In the Wild
A good example of the Ruby typing philosophy of "if the method is there, it is the right object" is as close as your nearest file and string. Every Ruby programmer knows that if you want to open a Ruby file, you do something like this:3
open_file = File.open( '/etc/passwd' )
Sometimes, however, you would like to be able to read from a string in the same way that you read from a file, so we have StringIO:
require 'stringio' open_string = StringIO.new( "So say we all!\nSo say we all!\n" )
The idea is that you can use open_file and open_string interchangeably: Call readchar on either and you will get the next character, either from the file or the string. Call readline and you will get the next line. Calling open_file.seek(0) will put you back at the beginning of the file while open_string.seek(0) will put you at the beginning of the string.
Surprisingly, the File and StringIO classes are completely unrelated. The earliest common ancestor of these two classes is Object! Apparently reading and writing files and strings is different enough that the authors of StringIO (which was presumably written after File) decided that there was nothing to gain—in terms of implementation—from inheriting from File, so they simply went their own way. This is fairly typical of Ruby code, where subclassing is driven more from practical considerations—"Do I get any free implementation from inheriting from this class?"—than a requirement to make the types match up.
You can find another interesting example of the "don't artificially couple your classes together" thinking in the source code for the Set class, which we looked at briefly in Chapter 3. It turns out that you can initialize a Set instance with an array, like this:
five_even = [ 2, 4, 6, 8, 10 ] five_even_set = Set.new( five_even )
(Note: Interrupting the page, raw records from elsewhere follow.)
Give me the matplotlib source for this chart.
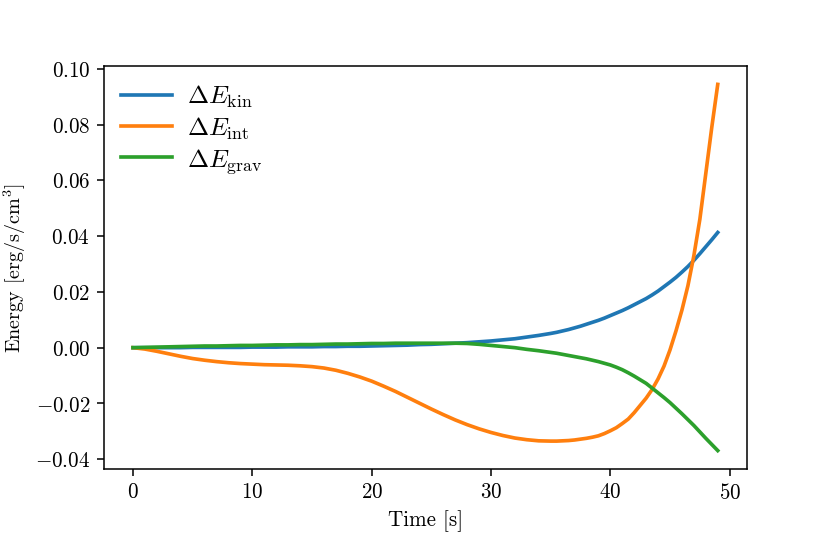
import matplotlib
matplotlib.use("Agg")
import matplotlib.pyplot as plt
import numpy as np

plt.rcParams["font.family"] = "serif"
plt.rcParams["font.serif"] = ["cmr10"]
plt.rcParams["mathtext.fontset"] = "cm"
plt.rcParams["axes.formatter.use_mathtext"] = True
plt.rcParams["font.size"] = 11

# whole seconds up to 34 s, half seconds afterwards
time = np.concatenate([np.arange(0, 35), np.arange(35, 49.5, 0.5)])

e_kin = [
    0, 0, 0, 0, 0, 0.0001, 0.0001, 0.0001, 0.0001, 0.0001,
    0.0002, 0.0002, 0.0002, 0.0003, 0.0003, 0.0003, 0.0004, 0.0004, 0.0005, 0.0005,
    0.0006, 0.0007, 0.0008, 0.0009, 0.0011, 0.0012, 0.0014, 0.0016, 0.0018, 0.0021,
    0.0024, 0.0028, 0.0032, 0.0038, 0.0044,
    0.0051, 0.0055, 0.0060, 0.0065, 0.0071, 0.0077, 0.0084, 0.0091, 0.0098, 0.0106,
    0.0115, 0.0124, 0.0133, 0.0143, 0.0154, 0.0165, 0.0176, 0.0189, 0.0203, 0.0219,
    0.0235, 0.0252, 0.0271, 0.0291, 0.0313, 0.0337, 0.0362, 0.0387, 0.0413,
]
e_int = [
    0, -0.0005, -0.0013, -0.0022, -0.0031, -0.0039, -0.0045, -0.0050, -0.0054, -0.0057,
    -0.0059, -0.0061, -0.0062, -0.0063, -0.0065, -0.0068, -0.0073, -0.0081, -0.0092, -0.0105,
    -0.0120, -0.0138, -0.0157, -0.0178, -0.0199, -0.0220, -0.0240, -0.0259, -0.0276, -0.0291,
    -0.0304, -0.0315, -0.0324, -0.0330, -0.0334,
    -0.0335, -0.0335, -0.0334, -0.0333, -0.0331, -0.0328, -0.0325, -0.0321, -0.0316, -0.0308,
    -0.0298, -0.0287, -0.0272, -0.0256, -0.0233, -0.0207, -0.0181, -0.0150, -0.0112, -0.0066,
    -0.0008, 0.0060, 0.0135, 0.0222, 0.0330, 0.0460, 0.0625, 0.0790, 0.0944,
]
e_grav = [
    0, 0.0001, 0.0002, 0.0003, 0.0004, 0.0005, 0.0006, 0.0006, 0.0007, 0.0008,
    0.0008, 0.0009, 0.0010, 0.0010, 0.0011, 0.0011, 0.0012, 0.0013, 0.0013, 0.0014,
    0.0015, 0.0015, 0.0016, 0.0016, 0.0016, 0.0016, 0.0016, 0.0016, 0.0015, 0.0012,
    0.0008, 0.0004, 0.0000, -0.0006, -0.0011,
    -0.0017, -0.0020, -0.0024, -0.0028, -0.0032, -0.0036, -0.0040, -0.0045, -0.0050, -0.0056,
    -0.0062, -0.0070, -0.0079, -0.0090, -0.0102, -0.0115, -0.0128, -0.0145, -0.0162, -0.0179,
    -0.0197, -0.0217, -0.0237, -0.0258, -0.0279, -0.0302, -0.0325, -0.0347, -0.0369,
]

fig = plt.figure(figsize=(6, 4), dpi=138.33)
fig.subplots_adjust(left=0.125, right=0.9, top=0.88, bottom=0.152)
ax = fig.add_subplot(111)

ax.plot(time, e_kin, lw=1.9, label=r"$\Delta E_\mathrm{kin}$")
ax.plot(time, e_int, lw=1.9, label=r"$\Delta E_\mathrm{int}$")
ax.plot(time, e_grav, lw=1.9, label=r"$\Delta E_\mathrm{grav}$")

ax.legend(frameon=False, loc="upper left", fontsize="large", labelspacing=0.2,
          handletextpad=0.6, borderaxespad=0.3)
ax.set_xlabel("Time [s]")
ax.set_ylabel(r"Energy [erg/s/cm$^3$]", fontsize=10.5)
ax.yaxis.set_label_coords(-0.117, 0.5)

fig.savefig("out.png", dpi=138.33)
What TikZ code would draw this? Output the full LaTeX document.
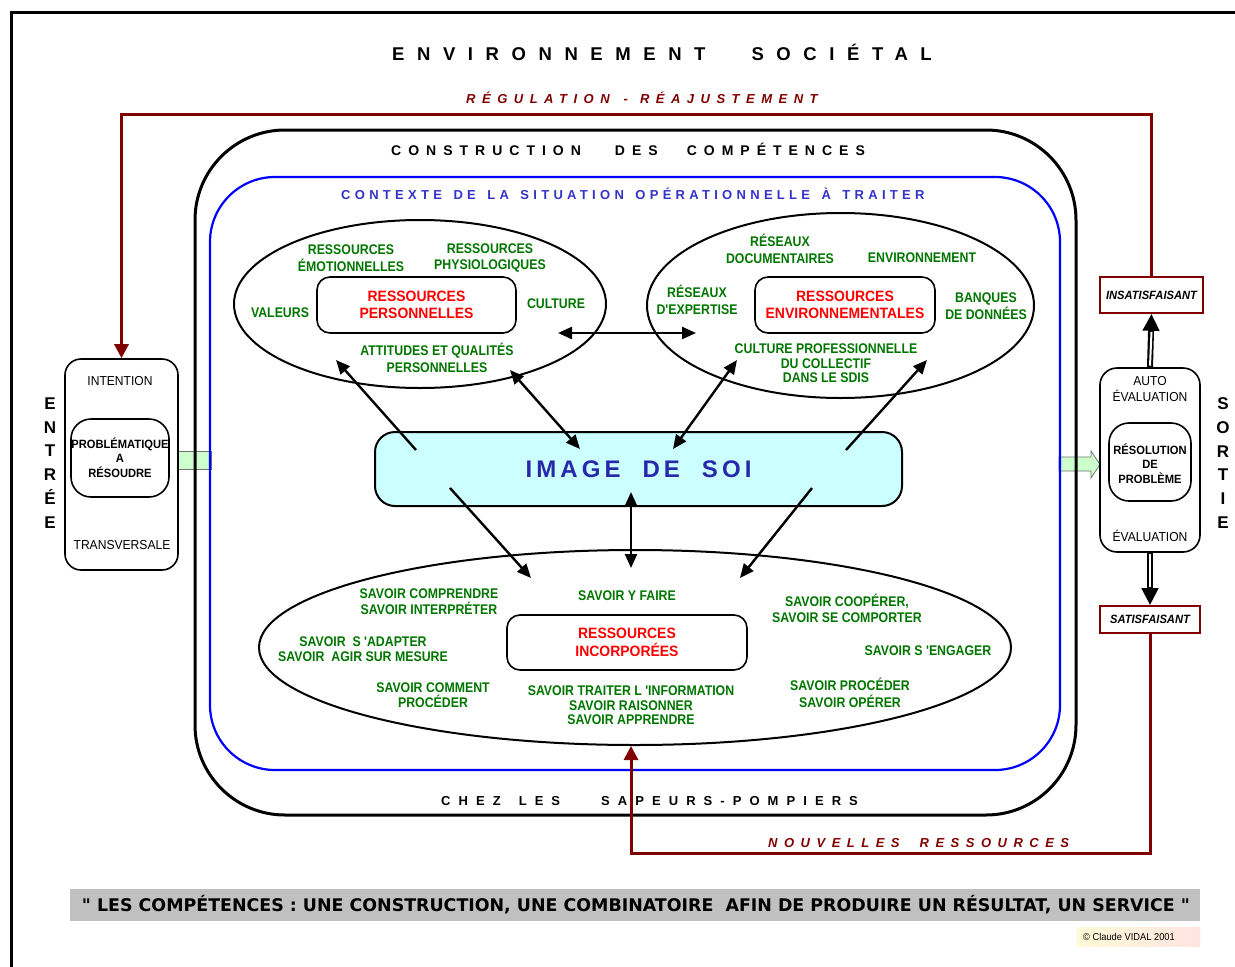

In older versions of Set, the code that inserted the initial values into the new Set instance looked like this:4
enum.is_a?(Enumerable) or raise ArgumentError, "not enumerable" enum.each { |o| add(o) }
These early versions of Set first checked to see if the variable enum, which held the initial members of the set, was an instance of Enumerable—arrays and many other Ruby collections are instances of Enumerable—and raised an exception if it wasn't. The trouble with this approach is that the requirement that enum be Enumerable is completely artificial. In the spirit of dynamic typing, all that Set should really care about is that enum has an each method that will iterate through all of the elements. Apparently the maintainers of the Set class agree, because the Enumerable check has disappeared from the current version of set.rb.